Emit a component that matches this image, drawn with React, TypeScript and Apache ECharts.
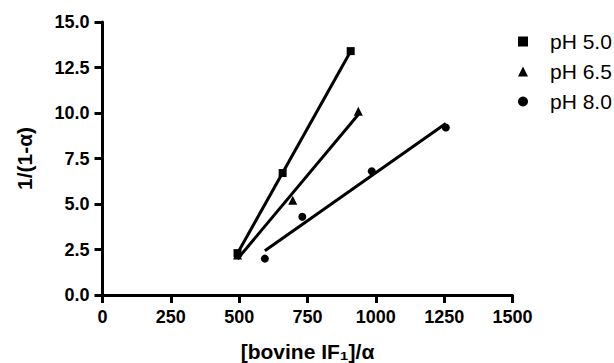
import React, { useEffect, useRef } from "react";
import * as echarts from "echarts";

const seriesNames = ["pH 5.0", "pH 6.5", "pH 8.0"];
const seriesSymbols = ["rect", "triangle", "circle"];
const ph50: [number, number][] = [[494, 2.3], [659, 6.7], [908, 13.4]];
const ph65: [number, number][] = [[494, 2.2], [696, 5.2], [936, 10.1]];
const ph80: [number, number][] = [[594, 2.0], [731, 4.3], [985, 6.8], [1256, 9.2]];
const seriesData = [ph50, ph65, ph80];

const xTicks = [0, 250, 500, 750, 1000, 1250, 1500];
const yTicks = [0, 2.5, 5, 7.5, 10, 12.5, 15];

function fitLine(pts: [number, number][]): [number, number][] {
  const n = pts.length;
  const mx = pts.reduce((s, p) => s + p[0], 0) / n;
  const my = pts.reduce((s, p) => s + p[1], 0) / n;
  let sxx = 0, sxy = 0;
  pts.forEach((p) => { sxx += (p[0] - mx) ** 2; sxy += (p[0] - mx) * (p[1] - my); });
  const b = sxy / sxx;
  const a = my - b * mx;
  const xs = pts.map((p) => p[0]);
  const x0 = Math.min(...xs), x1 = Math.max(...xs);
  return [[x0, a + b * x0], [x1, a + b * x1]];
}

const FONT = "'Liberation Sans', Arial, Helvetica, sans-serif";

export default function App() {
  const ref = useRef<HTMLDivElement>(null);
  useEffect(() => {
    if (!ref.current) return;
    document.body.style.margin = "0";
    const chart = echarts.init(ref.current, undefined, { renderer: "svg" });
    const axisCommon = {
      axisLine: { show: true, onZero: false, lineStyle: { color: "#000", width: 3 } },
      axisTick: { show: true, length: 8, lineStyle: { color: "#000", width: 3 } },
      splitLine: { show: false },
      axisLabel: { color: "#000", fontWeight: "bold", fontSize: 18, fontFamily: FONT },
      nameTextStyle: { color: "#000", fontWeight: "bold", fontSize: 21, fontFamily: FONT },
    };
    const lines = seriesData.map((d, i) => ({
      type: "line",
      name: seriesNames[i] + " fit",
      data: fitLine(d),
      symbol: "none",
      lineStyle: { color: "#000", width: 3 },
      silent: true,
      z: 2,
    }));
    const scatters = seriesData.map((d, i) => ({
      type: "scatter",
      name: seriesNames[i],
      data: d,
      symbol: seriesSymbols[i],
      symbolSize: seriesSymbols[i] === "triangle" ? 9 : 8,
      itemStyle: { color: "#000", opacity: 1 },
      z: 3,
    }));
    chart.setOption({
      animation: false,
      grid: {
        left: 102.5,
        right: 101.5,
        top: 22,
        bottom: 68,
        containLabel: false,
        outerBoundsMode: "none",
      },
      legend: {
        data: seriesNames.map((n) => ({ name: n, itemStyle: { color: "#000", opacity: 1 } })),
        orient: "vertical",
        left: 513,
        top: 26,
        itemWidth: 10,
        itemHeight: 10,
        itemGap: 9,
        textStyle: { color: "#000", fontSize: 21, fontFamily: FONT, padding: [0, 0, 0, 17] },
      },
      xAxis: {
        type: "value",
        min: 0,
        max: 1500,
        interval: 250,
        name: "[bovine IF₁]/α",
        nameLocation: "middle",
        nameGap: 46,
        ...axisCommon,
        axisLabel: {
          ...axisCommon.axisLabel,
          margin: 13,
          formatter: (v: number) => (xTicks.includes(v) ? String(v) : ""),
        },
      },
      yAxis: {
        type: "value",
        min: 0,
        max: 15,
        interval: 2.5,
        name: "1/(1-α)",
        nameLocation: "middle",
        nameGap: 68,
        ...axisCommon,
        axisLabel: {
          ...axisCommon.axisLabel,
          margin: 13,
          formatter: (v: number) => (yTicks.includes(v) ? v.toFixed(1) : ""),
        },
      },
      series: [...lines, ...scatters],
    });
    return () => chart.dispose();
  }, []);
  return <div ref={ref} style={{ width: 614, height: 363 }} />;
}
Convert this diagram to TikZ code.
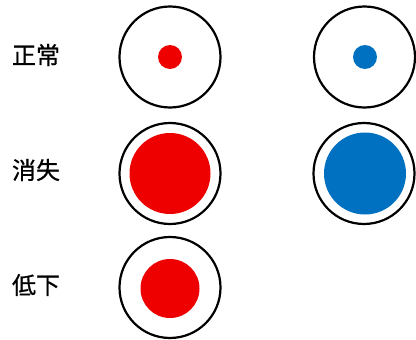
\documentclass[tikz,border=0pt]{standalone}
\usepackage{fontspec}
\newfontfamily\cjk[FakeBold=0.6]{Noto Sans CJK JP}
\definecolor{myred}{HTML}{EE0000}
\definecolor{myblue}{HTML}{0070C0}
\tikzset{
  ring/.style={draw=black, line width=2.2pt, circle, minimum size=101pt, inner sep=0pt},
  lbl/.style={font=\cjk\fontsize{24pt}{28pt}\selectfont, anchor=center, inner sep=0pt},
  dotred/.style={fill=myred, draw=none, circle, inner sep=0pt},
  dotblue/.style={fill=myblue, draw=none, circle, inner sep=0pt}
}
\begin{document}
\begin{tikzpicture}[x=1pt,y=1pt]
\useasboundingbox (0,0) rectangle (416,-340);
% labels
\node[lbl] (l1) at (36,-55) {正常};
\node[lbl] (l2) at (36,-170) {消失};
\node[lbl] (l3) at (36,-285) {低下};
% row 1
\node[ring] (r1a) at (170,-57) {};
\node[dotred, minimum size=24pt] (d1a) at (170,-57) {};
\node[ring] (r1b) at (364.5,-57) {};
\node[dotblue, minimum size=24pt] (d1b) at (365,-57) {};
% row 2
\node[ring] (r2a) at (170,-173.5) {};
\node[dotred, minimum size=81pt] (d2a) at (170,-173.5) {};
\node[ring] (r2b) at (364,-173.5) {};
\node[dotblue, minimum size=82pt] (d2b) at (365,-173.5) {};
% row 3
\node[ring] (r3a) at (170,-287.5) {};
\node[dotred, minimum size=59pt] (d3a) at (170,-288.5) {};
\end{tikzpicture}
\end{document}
┄┄┄┄┄┄┄┄┄┄┄┄┄┄┄┄┄┄┄┄
## Aim of the task
In the entries above, find the line that contains "const seriesData = [ph50, ph65, ph80];", then repeat exactly every line from the first one through that line, with no pictures.

## Exercise response
Emit a component that matches this image, drawn with React, TypeScript and Apache ECharts.
import React, { useEffect, useRef } from "react";
import * as echarts from "echarts";

const seriesNames = ["pH 5.0", "pH 6.5", "pH 8.0"];
const seriesSymbols = ["rect", "triangle", "circle"];
const ph50: [number, number][] = [[494, 2.3], [659, 6.7], [908, 13.4]];
const ph65: [number, number][] = [[494, 2.2], [696, 5.2], [936, 10.1]];
const ph80: [number, number][] = [[594, 2.0], [731, 4.3], [985, 6.8], [1256, 9.2]];
const seriesData = [ph50, ph65, ph80];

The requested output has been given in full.